Tuesday, January 8, 2008

Bracketing on Stock Price Fluctuation

I've taken notice of a pattern recently. A price drop of roughly 20% is about the most the market is willing to take until people start to buy that stock again.

How can we take advantage of this pattern to make money?

Buy a stock as it drops. The more it drops, the more you buy. Sounds like a death wish right?

This situation reminds me of a story I've heard about a reporter once asking Einstein how to profit from gambling at a casino. The supposed response was simple: "double your bets when you lose".

Doubling your bets as you lose relies on the principle that a string of losses (or wins) becomes harder to maintain as the streak continues. For example the chances of you getting heads on a flip of a coin is 50%. What are your chances of flipping a coin and it landing on heads for the next five flips? Just over 3%. (Multiple your chances of each flip with each other, or .5 x .5 x .5 x .5 x .5 = .03125 or 3.125%.

If you have the funds to keep doubling your bet as your losing streak continues, you will eventually recoup the losses from each lost bet since you keep doubling your wager.

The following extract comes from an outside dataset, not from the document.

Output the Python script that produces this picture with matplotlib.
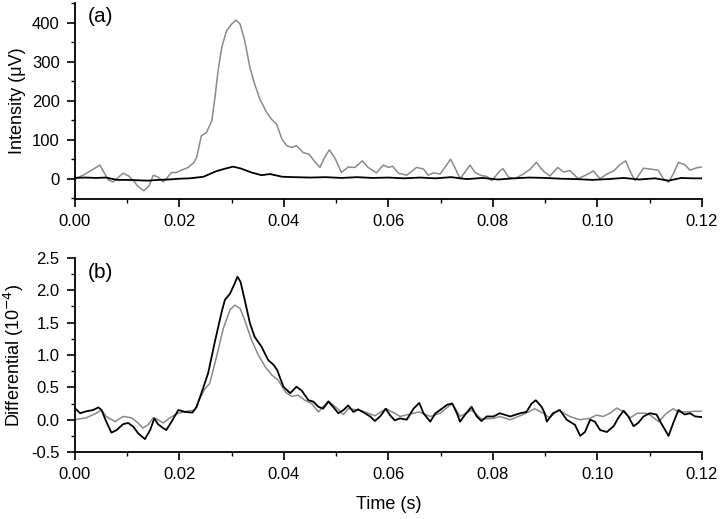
import numpy as np
import matplotlib.pyplot as plt
from matplotlib.ticker import MultipleLocator

# --- panel (a): intensity traces (t in s, values in uV) ---
t_a_grey = [0.0, 0.0016, 0.0032, 0.0048, 0.0054, 0.0064, 0.0073, 0.0083, 0.0092, 0.0102,
            0.0112, 0.0121, 0.0132, 0.0142, 0.0150, 0.0158, 0.0169, 0.0177, 0.0185, 0.0195,
            0.0204, 0.0217, 0.0228, 0.0233, 0.0242, 0.0252, 0.0262, 0.0268, 0.0274, 0.0281,
            0.0290, 0.0300, 0.0308, 0.0316, 0.0325, 0.0335, 0.0344, 0.0354, 0.0367, 0.0376,
            0.0386, 0.0396, 0.0405, 0.0415, 0.0424, 0.0437, 0.0448, 0.0459, 0.0469, 0.0478,
            0.0487, 0.0498, 0.0510, 0.0523, 0.0536, 0.0550, 0.0561, 0.0577, 0.0590, 0.0600,
            0.0608, 0.0619, 0.0635, 0.0654, 0.0667, 0.0676, 0.0686, 0.0699, 0.0708, 0.0719,
            0.0727, 0.0737, 0.0746, 0.0756, 0.0766, 0.0778, 0.0788, 0.0798, 0.0813, 0.0819,
            0.0830, 0.0842, 0.0858, 0.0871, 0.0883, 0.0896, 0.0909, 0.0924, 0.0935, 0.0947,
            0.0963, 0.0979, 0.0992, 0.1005, 0.1018, 0.1031, 0.1042, 0.1054, 0.1062, 0.1072,
            0.1088, 0.1100, 0.1116, 0.1126, 0.1136, 0.1145, 0.1155, 0.1167, 0.1177, 0.1190,
            0.1200]
v_a_grey = [0, 9, 22, 35, 20, -3, -8, 3, 14, 8,
            -5, -20, -31, -18, 9, 5, -8, 3, 16, 16,
            22, 29, 42, 55, 110, 119, 149, 208, 277, 337,
            379, 397, 407, 397, 354, 285, 243, 204, 170, 153,
            140, 102, 85, 80, 85, 67, 63, 44, 29, 55,
            74, 52, 16, 30, 29, 46, 29, 15, 35, 29,
            32, 14, 9, 29, 25, 9, 15, 12, 29, 50,
            29, 0, 16, 35, 16, 8, 6, -5, 20, 26,
            4, 0, 12, 24, 42, 20, 7, 29, 17, 21,
            0, 10, 20, 0, 12, 20, 35, 46, 20, -5,
            27, 25, 22, 0, -9, 12, 42, 36, 22, 28,
            30]

t_a_black = [0.0, 0.002, 0.004, 0.006, 0.008, 0.010, 0.012, 0.014, 0.016, 0.018,
             0.020, 0.022, 0.0246, 0.027, 0.0288, 0.0303, 0.0318, 0.0338, 0.0357, 0.0373,
             0.0397, 0.042, 0.045, 0.048, 0.051, 0.054, 0.057, 0.060, 0.063, 0.066,
             0.069, 0.072, 0.075, 0.078, 0.081, 0.084, 0.087, 0.090, 0.093, 0.096,
             0.099, 0.102, 0.105, 0.108, 0.111, 0.1136, 0.116, 0.118, 0.120]
v_a_black = [2, 3, 2, 3, -3, -3, -4, -5, -3, -2,
             0, 1, 5, 19, 26, 31, 26, 16, 9, 12,
             5, 4, 3, 4, 2, 4, 2, 3, 1, 3,
             1, 4, -1, 2, -2, 1, 3, 2, 0, -1,
             -3, -1, 2, -2, 1, -5, 2, 1, 1]

# --- panel (b): differential traces (units 1e-4) ---
t_b_black = [0.0, 0.0010, 0.0022, 0.0035, 0.0045, 0.0051, 0.0060, 0.0070, 0.0080, 0.0092,
             0.0102, 0.0112, 0.0121, 0.0134, 0.0144, 0.0152, 0.0159, 0.0169, 0.0175, 0.0185,
             0.0198, 0.0211, 0.0225, 0.0233, 0.0243, 0.0255, 0.0268, 0.0281, 0.0287, 0.0297,
             0.0306, 0.0311, 0.0317, 0.0325, 0.0335, 0.0344, 0.0357, 0.0370, 0.0380, 0.0387,
             0.0399, 0.0412, 0.0424, 0.0434, 0.0447, 0.0456, 0.0466, 0.0475, 0.0485, 0.0494,
             0.0504, 0.0514, 0.0523, 0.0533, 0.0542, 0.0555, 0.0565, 0.0574, 0.0584, 0.0595,
             0.0603, 0.0612, 0.0622, 0.0635, 0.0648, 0.0659, 0.0667, 0.0680, 0.0690, 0.0699,
             0.0712, 0.0722, 0.0731, 0.0737, 0.0746, 0.0759, 0.0769, 0.0778, 0.0788, 0.0801,
             0.0813, 0.0833, 0.0852, 0.0864, 0.0874, 0.0882, 0.0893, 0.0899, 0.0903, 0.0915,
             0.0928, 0.0941, 0.0957, 0.0967, 0.0976, 0.0986, 0.0995, 0.1005, 0.1018, 0.1031,
             0.1040, 0.1050, 0.1059, 0.1069, 0.1078, 0.1088, 0.1100, 0.1113, 0.1123, 0.1136,
             0.1145, 0.1155, 0.1167, 0.1177, 0.1187, 0.1200]
v_b_black = [0.18, 0.10, 0.13, 0.15, 0.19, 0.15, -0.03, -0.20, -0.16, -0.07,
             -0.05, -0.11, -0.21, -0.30, -0.16, 0.02, -0.07, -0.13, -0.16, -0.03,
             0.15, 0.12, 0.11, 0.20, 0.43, 0.72, 1.21, 1.67, 1.85, 1.95,
             2.11, 2.21, 2.13, 1.85, 1.49, 1.28, 1.13, 0.92, 0.85, 0.77,
             0.51, 0.41, 0.51, 0.45, 0.30, 0.28, 0.20, 0.17, 0.28, 0.20,
             0.10, 0.15, 0.22, 0.12, 0.16, 0.10, 0.05, -0.02, 0.05, 0.17,
             0.07, -0.01, 0.02, 0.00, 0.17, 0.26, 0.10, -0.03, 0.10, 0.15,
             0.23, 0.25, 0.10, -0.03, 0.07, 0.20, 0.05, -0.02, 0.05, 0.05,
             0.10, 0.05, 0.10, 0.12, 0.25, 0.30, 0.20, 0.10, -0.03, 0.10,
             0.15, 0.00, -0.08, -0.25, -0.19, 0.00, -0.03, -0.16, -0.19, -0.10,
             0.03, 0.14, 0.05, -0.10, -0.05, 0.05, 0.10, 0.08, -0.07, -0.25,
             -0.05, 0.15, 0.08, 0.10, 0.05, 0.04]

t_b_grey = [0.0, 0.0022, 0.0041, 0.0051, 0.0060, 0.0077, 0.0092, 0.0108, 0.0121, 0.0130,
            0.0140, 0.0150, 0.0159, 0.0169, 0.0182, 0.0194, 0.0214, 0.0230, 0.0239, 0.0249,
            0.0258, 0.0271, 0.0284, 0.0297, 0.0306, 0.0316, 0.0325, 0.0338, 0.0351, 0.0364,
            0.0377, 0.0389, 0.0404, 0.0415, 0.0427, 0.0440, 0.0453, 0.0466, 0.0485, 0.0501,
            0.0514, 0.0523, 0.0542, 0.0555, 0.0574, 0.0595, 0.0612, 0.0622, 0.0648, 0.0659,
            0.0680, 0.0699, 0.0722, 0.0737, 0.0759, 0.0778, 0.0801, 0.0813, 0.0833, 0.0858,
            0.0880, 0.0896, 0.0908, 0.0925, 0.0947, 0.0966, 0.0985, 0.0998, 0.1011, 0.1024,
            0.1037, 0.1050, 0.1063, 0.1076, 0.1092, 0.1101, 0.1117, 0.1132, 0.1145, 0.1155,
            0.1171, 0.1187, 0.1200]
v_b_grey = [0.00, 0.03, 0.10, 0.15, 0.05, -0.03, 0.05, 0.03, -0.05, -0.13,
            -0.08, 0.03, 0.00, -0.05, 0.03, 0.09, 0.13, 0.15, 0.33, 0.48,
            0.56, 0.97, 1.41, 1.70, 1.77, 1.72, 1.54, 1.23, 1.00, 0.82,
            0.69, 0.61, 0.42, 0.36, 0.38, 0.30, 0.25, 0.12, 0.29, 0.18,
            0.08, 0.17, 0.15, 0.12, 0.06, 0.17, 0.10, 0.05, 0.10, 0.12,
            0.05, 0.10, 0.25, 0.05, 0.15, 0.01, 0.02, 0.05, 0.00, 0.08,
            0.17, 0.10, 0.03, 0.15, 0.05, 0.00, 0.02, 0.07, 0.05, 0.10,
            0.18, 0.12, 0.03, 0.10, 0.10, 0.07, -0.03, 0.10, 0.17, 0.12,
            0.12, 0.13, 0.13]

plt.rcParams['font.family'] = ['Liberation Sans', 'DejaVu Sans']
plt.rcParams['font.size'] = 12

grey = '#8a8a8a'
fig = plt.figure(figsize=(7.2, 5.19), dpi=100)
ax_a = fig.add_axes([0.104, 0.6166, 0.871, 0.377])
ax_b = fig.add_axes([0.104, 0.129, 0.871, 0.374])

ax_a.plot(t_a_grey, v_a_grey, color=grey, lw=1.1)
ax_a.plot(t_a_black, v_a_black, color='black', lw=1.3)
ax_a.set_ylim(-52, 450)
ax_a.set_yticks([0, 100, 200, 300, 400])
ax_a.yaxis.set_minor_locator(MultipleLocator(50))
ax_a.set_ylabel('Intensity (\u03bcV)', fontsize=13, labelpad=4)
ax_a.text(0.02, 0.935, '(a)', transform=ax_a.transAxes, fontsize=15, va='center')

ax_b.plot(t_b_grey, v_b_grey, color=grey, lw=1.1)
ax_b.plot(t_b_black, v_b_black, color='black', lw=1.3)
ax_b.set_ylim(-0.5, 2.5)
ax_b.set_yticks([-0.5, 0.0, 0.5, 1.0, 1.5, 2.0, 2.5])
ax_b.yaxis.set_minor_locator(MultipleLocator(0.25))
ax_b.set_ylabel('Differential (10$^{-4}$)', fontsize=13, labelpad=4)
ax_b.set_xlabel('Time (s)', fontsize=13, labelpad=10)
ax_b.text(0.02, 0.925, '(b)', transform=ax_b.transAxes, fontsize=15, va='center')
ax_b.yaxis.set_major_formatter(plt.FormatStrFormatter('%.1f'))

for ax in (ax_a, ax_b):
    ax.set_xlim(0, 0.12)
    ax.set_xticks([0.0, 0.02, 0.04, 0.06, 0.08, 0.10, 0.12])
    ax.xaxis.set_major_formatter(plt.FormatStrFormatter('%.2f'))
    ax.xaxis.set_minor_locator(MultipleLocator(0.01))
    ax.spines['top'].set_visible(False)
    ax.spines['right'].set_visible(False)
    ax.spines['left'].set_linewidth(1.3)
    ax.spines['bottom'].set_linewidth(1.3)
    ax.tick_params(which='major', length=6, width=1.2, pad=5)
    ax.tick_params(which='minor', length=3, width=1.0)

fig.savefig('out.png', dpi=100)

You will eventually win a round, thus getting all your money back, plus whatever the payout is.

Table betting limits in Casinos defeats this exact system. Check out the tables the next time your in Vegas and you'll see min. and max. bets. Sometimes the brackets are small like min. $1, max $10 or large: min. $10 max. $10000. The larger the bracket, the more times you can double your bet during losses before you'll hit the limit. Once you hit that limit, you'll no longer be able to sustain the streak and this is how over time Casino's can guarantee their profit.

Now, take all this and apply it to a stock you enjoy betting on, say Apple (AAPL). As robust of an investment AAPL is, its price is subject to some serious dips. Take a look at Nov. 6 to Nov. 12 period of 2007 for AAPL. That's a 19.8% drop over a week.

With this experiment, lets say that we purchase the same amount you already have invested with each 5% drop in price from your baseline ($191.79 Nov. 6 price in this case). You started with $2500 in AAPL? When it hit 182.20, (i.e. 5% less than 191.79), purchase another $2500. Continue this with every 5% or $9.59 drop in price. By the time it hit bottom you would have purchased another $10K worth of Apple, ending at 153.43. After this AAPL rose back to 169.96 very quickly, then continued to edge upwards somewhat steadily till it hit $200 in late Dec.

As the price of the stock climbs back up, sell the additional stock that you purchased on the way down. At $163.02 sell the stock you bought at $153.43. That's 16 shares you bought for 153.43 ($2454.88), sold at 163.02 ($2608.32). You end up with $153.44 minus your transaction costs. Continue this on the way up. At $172.61 (another $9.59 higher than your previous bracket of $163.02) sell the stock you purchased at 163.02 (2500 / 163.02 = 15 shares) ending up with $143.85 profit. Repeat at 182.2 (14 shares x $9.59) for $134.26 and at 191.79 for another $134.26. By the end of the wild ride you would have seen a gross profit of $565.81. Minus transaction costs of $10 a trade you end up with $485.81. Granted, this isn't a lot of return for the amount invested over the period, which is $485.81 / $10000 or 4.9%. On top of that you need to have a lot of cash sitting around to make this work. You could always get greedy and sell late on the way back up, hoarding profits until the ticker price hits its pre-dip levels, but that has its own downfalls including locking up a lot of cash and increasing your exposure.

An important point to keep in mind: this only works for price drops not directly related to the performance of the underlying stock. I.e. don't expect this pattern of drop and rise to happen on a company that just got rung up on charges of accounting fraud. The difficult thing to say with any drops in the market is how far the price of any certain stock will decline. That's why we purchase on the way down, in brackets, and again, sell on the way up, in similar brackets. Unless your oracle of market wisdom is much better than the rest of the players in the stock market, none of us can predict precisely where the plateaus and troughs on a ticker price will be.